When your memory won’t go down
A user reported something really mysterious, RavenDB was using a lot of memory on their machine. Why the mystery? Because RavenDB is very careful to account for the memory it uses, exactly because we run into many such cases before.
According to RavenDB’s own stats, we got:
- 300 MB in managed memory
- 300 MB in unmanaged memory
- 200 MB in mmap files
- 1.7 GB total working set
You might notice the discrepancy in numbers. I’ll admit that we have started debugging everything from the bottom up, and in this case, we used “strace –k” to figure out who is doing the allocations. In particular, we watched for anonymous mmap calls (which is a way to ask the OS for memory) and trace who is making these calls. As it turns out, it was the GC. But we are also checking the GC itself for the amount of managed memory we use, and we get a far smaller number. What is going on?

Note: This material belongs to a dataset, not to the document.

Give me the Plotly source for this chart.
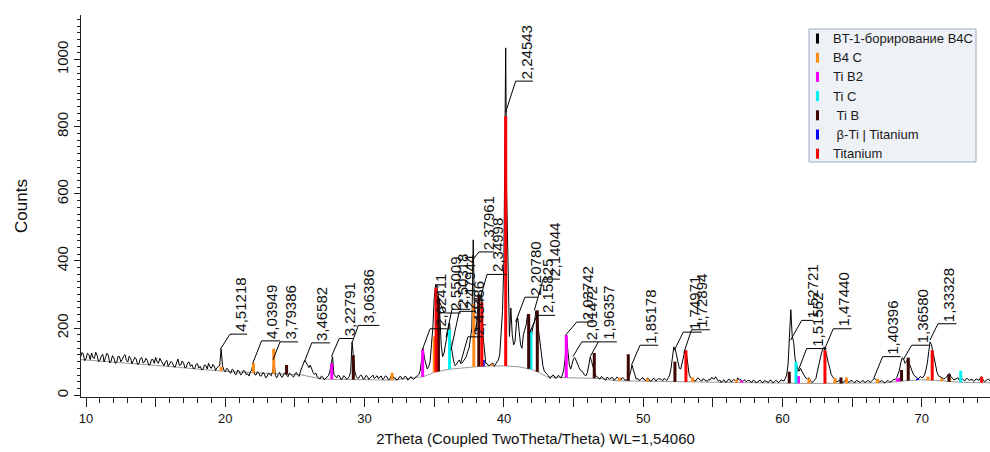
import numpy as np
import plotly.graph_objects as go

WAVELENGTH = 1.54060

# ---------------- measured pattern (read from the picture) ----------------
# counts on a 0.1 degree grid that starts at 9.6 degrees 2Theta (20 values = 2 degrees per row)
grid_start = 9.6
grid_step = 0.1
grid_counts = [
    112, 127, 124, 103, 108, 125, 121, 106, 126, 112, 110, 128, 118, 100, 104, 117, 122, 99, 113, 125,   # 9.6
    119, 96, 101, 118, 112, 95, 97, 116, 115, 100, 106, 117, 121, 104, 99, 116, 110, 94, 103, 113,      # 11.6
    108, 92, 94, 109, 112, 96, 99, 110, 104, 90, 91, 106, 107, 95, 113, 99, 95, 110, 102, 93,           # 13.6
    88, 99, 104, 86, 92, 101, 97, 85, 84, 98, 108, 89, 90, 102, 96, 82, 83, 97, 99, 86,                 # 15.6
    91, 80, 79, 92, 94, 81, 86, 76, 77, 90, 89, 78, 95, 84, 80, 92, 87, 74, 82, 85,                     # 17.6
    90, 138, 88, 74, 70, 80, 77, 68, 66, 78, 74, 62, 63, 75, 71, 60, 65, 74, 72, 61,                    # 19.6
    64, 57, 70, 75, 97, 62, 60, 70, 67, 57, 58, 68, 64, 52, 55, 66, 63, 58, 72, 100,                    # 21.6
    58, 52, 62, 68, 56, 53, 64, 67, 60, 55, 66, 62, 58, 54, 63, 68, 60, 56, 72, 84,                     # 23.6
    92, 104, 98, 88, 82, 90, 76, 68, 62, 66, 55, 50, 48, 57, 54, 46, 50, 55, 58, 70,                    # 25.6
    100, 115, 62, 56, 52, 60, 57, 47, 49, 58, 55, 48, 50, 56, 70, 159, 120, 70, 56, 50,                 # 27.6
    52, 60, 58, 48, 49, 59, 56, 47, 51, 57, 60, 50, 53, 58, 49, 55, 57, 46, 51, 58,                     # 29.6
    55, 46, 48, 57, 60, 50, 52, 45, 47, 55, 56, 48, 50, 57, 54, 45, 48, 55, 53, 47,                     # 31.6
    50, 56, 58, 62, 75, 115, 139, 110, 92, 78, 85, 100, 150, 200, 290, 330, 320, 295, 240, 150,         # 33.6
    115, 125, 150, 175, 190, 215, 150, 120, 100, 88, 92, 100, 105, 95, 96, 102, 108, 115, 130, 140,     # 35.6
    170, 200, 463, 210, 190, 240, 300, 290, 305, 180, 130, 95, 94, 88, 90, 94, 96, 86, 92, 98,          # 37.6
    105, 120, 180, 250, 400, 820, 600, 330, 175, 260, 180, 150, 160, 215, 230, 190, 150, 140, 180, 195, # 39.6
    210, 242, 200, 195, 185, 205, 220, 252, 230, 190, 150, 110, 88, 72, 66, 62, 58, 50, 54, 60,         # 41.6
    58, 50, 52, 59, 56, 51, 60, 75, 110, 179, 130, 90, 78, 95, 109, 112, 100, 88, 82, 74,               # 43.6
    72, 66, 60, 58, 68, 90, 114, 100, 80, 70, 58, 55, 52, 48, 56, 53, 49, 45, 54, 52,                   # 45.6
    48, 52, 53, 45, 47, 54, 52, 48, 45, 53, 50, 44, 46, 51, 55, 70, 90, 75, 58, 48,                     # 47.6
    50, 44, 46, 51, 52, 45, 44, 51, 49, 42, 43, 49, 50, 43, 45, 50, 48, 47, 43, 50,                     # 49.6
    47, 44, 52, 60, 80, 115, 144, 138, 120, 95, 80, 78, 100, 118, 134, 128, 85, 62, 52, 50,             # 51.6
    48, 42, 44, 51, 50, 44, 42, 49, 47, 43, 41, 47, 45, 53, 50, 48, 55, 47, 42, 45,                     # 53.6
    38, 43, 46, 39, 40, 46, 48, 40, 42, 47, 45, 42, 52, 45, 47, 41, 43, 46, 40, 44,                     # 55.6
    44, 40, 38, 45, 43, 37, 39, 43, 45, 39, 37, 44, 42, 41, 38, 45, 44, 37, 39, 44,                     # 57.6
    43, 38, 40, 46, 45, 42, 50, 60, 90, 170, 255, 175, 160, 110, 95, 78, 72, 80, 70, 62,                # 59.6
    55, 50, 48, 52, 44, 38, 40, 46, 50, 70, 90, 108, 125, 138, 144, 132, 110, 95, 80, 62,               # 61.6
    55, 48, 45, 40, 41, 44, 47, 37, 39, 45, 44, 40, 38, 44, 43, 39, 37, 44, 42, 40,                     # 63.6
    38, 42, 44, 38, 39, 44, 43, 38, 41, 46, 50, 47, 44, 40, 39, 44, 42, 37, 38, 43,                     # 65.6
    43, 39, 40, 45, 46, 48, 52, 62, 75, 98, 112, 108, 95, 100, 110, 95, 85, 70, 62, 57,                 # 67.6
    55, 50, 50, 56, 52, 54, 60, 75, 95, 130, 159, 150, 130, 105, 85, 68, 58, 55, 52, 49,                # 69.6
    48, 52, 55, 62, 65, 55, 50, 46, 47, 51, 52, 44, 48, 50, 45, 43, 50, 49, 44, 46,                     # 71.6
    48, 42, 43, 49, 47, 44, 52, 55, 46, 41, 42, 47, 48, 42, 44,                                         # 73.6
]
# extra point at the main maximum (between grid points)
peak_theta = [40.13]
peak_counts = [1035]

# fitted background (grey curve)
bg_theta = [9.64, 12, 15, 18, 20, 22, 24, 25.4, 27.0, 28, 30, 32, 34.2, 35, 36, 37, 38,
            39, 40, 41, 42, 42.6, 43.07, 44.5, 46.9, 48, 52, 56, 60, 62, 66, 67.5, 68.5,
            70, 71, 72, 73, 75]
bg_counts = [106, 99, 89, 78, 71, 67, 63, 61, 48, 47, 46, 45, 55, 68, 77, 82, 85,
             87, 87.5, 85, 77, 66, 55, 52, 50, 43, 40, 38, 36, 35, 35, 37, 42,
             46, 44, 40, 38, 37]

# ---------------- reference phases (stick patterns) ----------------
phase_names = ["BT-1-борирование B4C", "B4 C", "Ti B2", "Ti C", "\u00a0Ti B",
               "\u00a0β-Ti | Titanium", "Titanium"]
phase_colors = ["#000000", "#ff8c1a", "#ff00ff", "#00f0f0", "#3f0505", "#0000ff", "#ff0000"]

b4c_theta = [19.70, 22.02, 23.48, 31.97, 35.00, 37.84, 39.15, 48.3, 50.3, 53.55, 56.7,
             61.9, 63.77, 64.6, 66.83, 70.45, 71.43, 72.0]
b4c_top = [85, 95, 139, 67, 175, 272, 92, 52, 50, 53, 46, 50, 51, 53, 49, 55, 50, 52]
tib2_theta = [27.64, 34.17, 44.48, 57.07, 61.15, 68.25, 68.40]
tib2_top = [95, 136, 179, 44, 57, 50, 52]
tic_theta = [36.10, 41.95, 60.97, 72.80]
tic_top = [195, 190, 100, 73]
tib_theta = [24.40, 29.19, 35.30, 38.20, 41.78, 42.40, 46.49, 48.93, 52.28, 60.49, 64.2,
             68.55, 69.03, 71.95]
tib_top = [90, 119, 290, 300, 242, 253, 126, 122, 100, 70, 53, 75, 112, 62]
beta_theta = [38.52, 55.63, 69.70]
beta_top = [105, 38, 50]
ti_theta = [35.13, 38.42, 40.13, 53.07, 63.05, 70.75, 74.30]
ti_top = [320, 277, 831, 134, 134, 134, 55]

# ---------------- peak labels (d-spacings) ----------------
label_d = ["4,51218", "4,03949", "3,79386", "3,46582", "3,22791", "3,06386",
           "2,62411", "2,55009", "2,50318", "2,47944", "2,43486", "2,37961", "2,34998",
           "2,24543", "2,20780", "2,15825", "2,14044", "2,03742", "2,01472", "1,96357",
           "1,85178", "1,74971", "1,72894", "1,52721", "1,51552", "1,47440", "1,40396",
           "1,36580", "1,33328"]
# counts at which each leader starts
label_start = [138, 97, 106, 100, 115, 159, 135, 300, 173, 135, 95, 404, 283,
               843, 218, 183, 253, 179, 115, 115, 90, 134, 126, 164, 70, 134, 50, 105, 164]
# leader geometry (layout): elbow offset in degrees, elbow level in counts, shelf length
label_dx = [0.68, 0.62, 0.50, 0.52, 0.57, 0.43, 0.56, 0.55, 0.43, 0.60, 0.53, 0.43, 0.52,
            0.72, 0.67, 0.56, 0.64, 0.80, 0.64, 0.59, 0.61, 0.64, 0.56, 0.80, 0.64, 0.65,
            0.64, 0.61, 0.58]
label_elbow = [182, 162, 159, 156, 169, 208, 198, 245, 256, 250, 174, 427, 360,
               936, 292, 238, 346, 218, 159, 159, 149, 188, 195, 223, 139, 198, 115, 149, 213]
label_shelf = [1.22, 1.32, 1.29, 1.32, 0.99, 1.51, 1.22, 1.2, 1.3, 1.2, 1.1, 1.1, 1.4,
               1.24, 0.94, 1.3, 1.2, 1.19, 1.19, 1.32, 1.31, 1.32, 1.32, 0.83, 1.43, 1.32,
               1.29, 1.32, 1.33]

x_tick_vals = [10, 15, 20, 25, 30, 35, 40, 45, 50, 55, 60, 65, 70]
x_tick_text = ["10", "", "20", "", "30", "", "40", "", "50", "", "60", "", "70"]
y_tick_vals = [0, 200, 400, 600, 800, 1000]

FONT = "Arial, 'Liberation Sans', sans-serif"

# ---------------- build ----------------
grid_theta = np.round(grid_start + grid_step * np.arange(len(grid_counts)), 2)
prof_t = np.concatenate([grid_theta, np.array(peak_theta)])
prof_c = np.concatenate([np.array(grid_counts, float), np.array(peak_counts, float)])
order = np.argsort(prof_t, kind="stable")
prof_t, prof_c = prof_t[order], prof_c[order]

fig = go.Figure()

fig.add_trace(go.Scatter(x=bg_theta, y=bg_counts, mode="lines",
                         line=dict(color="#9a9a9a", width=1), hoverinfo="skip",
                         showlegend=False))
fig.add_trace(go.Scatter(x=prof_t, y=prof_c, mode="lines",
                         line=dict(color="#000000", width=1), name=phase_names[0],
                         showlegend=False))


def sticks(thetas, tops):
    xs, ys = [], []
    for t, h in zip(thetas, tops):
        base = float(np.interp(t, bg_theta, bg_counts))
        xs += [t, t, None]
        ys += [base, h, None]
    return xs, ys


phase_data = [(b4c_theta, b4c_top), (tib2_theta, tib2_top), (tic_theta, tic_top),
              (tib_theta, tib_top), (beta_theta, beta_top), (ti_theta, ti_top)]
for (th, tp), nm, col in zip(phase_data, phase_names[1:], phase_colors[1:]):
    xs, ys = sticks(th, tp)
    fig.add_trace(go.Scatter(x=xs, y=ys, mode="lines", line=dict(color=col, width=3),
                             name=nm, showlegend=False))

# leaders
lx, ly = [], []
annotations = []
for d, s, dx, e, sh in zip(label_d, label_start, label_dx, label_elbow, label_shelf):
    dval = float(d.replace(",", "."))
    tt = 2 * np.degrees(np.arcsin(WAVELENGTH / (2 * dval)))
    xe = tt + dx
    lx += [tt, xe, xe + sh, None]
    ly += [s, e, e, None]
    annotations.append(dict(x=xe, y=e, xref="x", yref="y", text=d, showarrow=False,
                            textangle=-90, xanchor="left", yanchor="bottom",
                            font=dict(family=FONT, size=15, color="#111111")))
fig.add_trace(go.Scatter(x=lx, y=ly, mode="lines", line=dict(color="#000000", width=1),
                         hoverinfo="skip", showlegend=False))

# ---------------- manual legend box ----------------
W, H = 990, 452
ML, MR, MT, MB = 81, 0, 15, 55
PW, PH = W - ML - MR, H - MT - MB


def px(xp):
    return (xp - ML) / PW


def py(yp):
    return (H - MB - yp) / PH


shapes = [dict(type="rect", xref="paper", yref="paper", x0=px(809), x1=px(976),
               y0=py(162), y1=py(29), fillcolor="#eef1f6",
               line=dict(color="#9eabc0", width=1), layer="above")]
for i, (nm, col) in enumerate(zip(phase_names, phase_colors)):
    yc = 38.5 + i * 19.2
    shapes.append(dict(type="line", xref="paper", yref="paper", x0=px(817.5), x1=px(817.5),
                       y0=py(yc + 5), y1=py(yc - 5), line=dict(color=col, width=3),
                       layer="above"))
    annotations.append(dict(x=px(831), y=py(yc), xref="paper", yref="paper", text=nm,
                            showarrow=False, xanchor="left", yanchor="middle",
                            font=dict(family=FONT, size=13, color="#1a1a1a")))

fig.update_layout(
    width=W, height=H, margin=dict(l=ML, r=MR, t=MT, b=MB, autoexpand=False),
    paper_bgcolor="white", plot_bgcolor="white", showlegend=False,
    font=dict(family=FONT, color="#111111"),
    shapes=shapes, annotations=annotations,
    xaxis=dict(range=[9.64, 74.9], tickmode="array", tickvals=x_tick_vals,
               ticktext=x_tick_text, ticks="outside", ticklen=9, tickwidth=1,
               tickcolor="#222222", showline=True, linecolor="#222222", linewidth=1,
               showgrid=False, zeroline=False, tickfont=dict(size=13, color="#111111"),
               minor=dict(dtick=1, tick0=0, ticks="outside", ticklen=5, tickwidth=1,
                          tickcolor="#222222", showgrid=False),
               title=dict(text="2Theta (Coupled TwoTheta/Theta) WL=1,54060",
                          font=dict(size=15, color="#111111"), standoff=8)),
    yaxis=dict(range=[-5.3, 1133], tickmode="array", tickvals=y_tick_vals,
               ticks="outside", ticklen=6, tickwidth=1, tickcolor="#222222",
               showline=True, linecolor="#222222", linewidth=1, showgrid=False,
               zeroline=False, tickangle=-90, tickfont=dict(size=15, color="#111111"),
               minor=dict(dtick=20, tick0=0, ticks="outside", ticklen=3, tickwidth=1,
                          tickcolor="#222222", showgrid=False),
               title=dict(text="Counts", font=dict(size=17, color="#111111"), standoff=22)),
)

fig.write_html("out.html")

By default, RavenDB is optimized to use as much of the system resources as it can, to provide low latency and lightning responses. One part of that is the use of the Server GC mode with the RetainVM flag. This means that instead of returning the memory to the operating system, the GC was keeping it around in case it will be needed again. In this case, we got to the point where most of the memory in the process was held by the GC in case we’ll need it again.
The fix was to set the RetainVM flag to false, which meant that the GC Will release memory that is not in used back to the OS much more rapidly.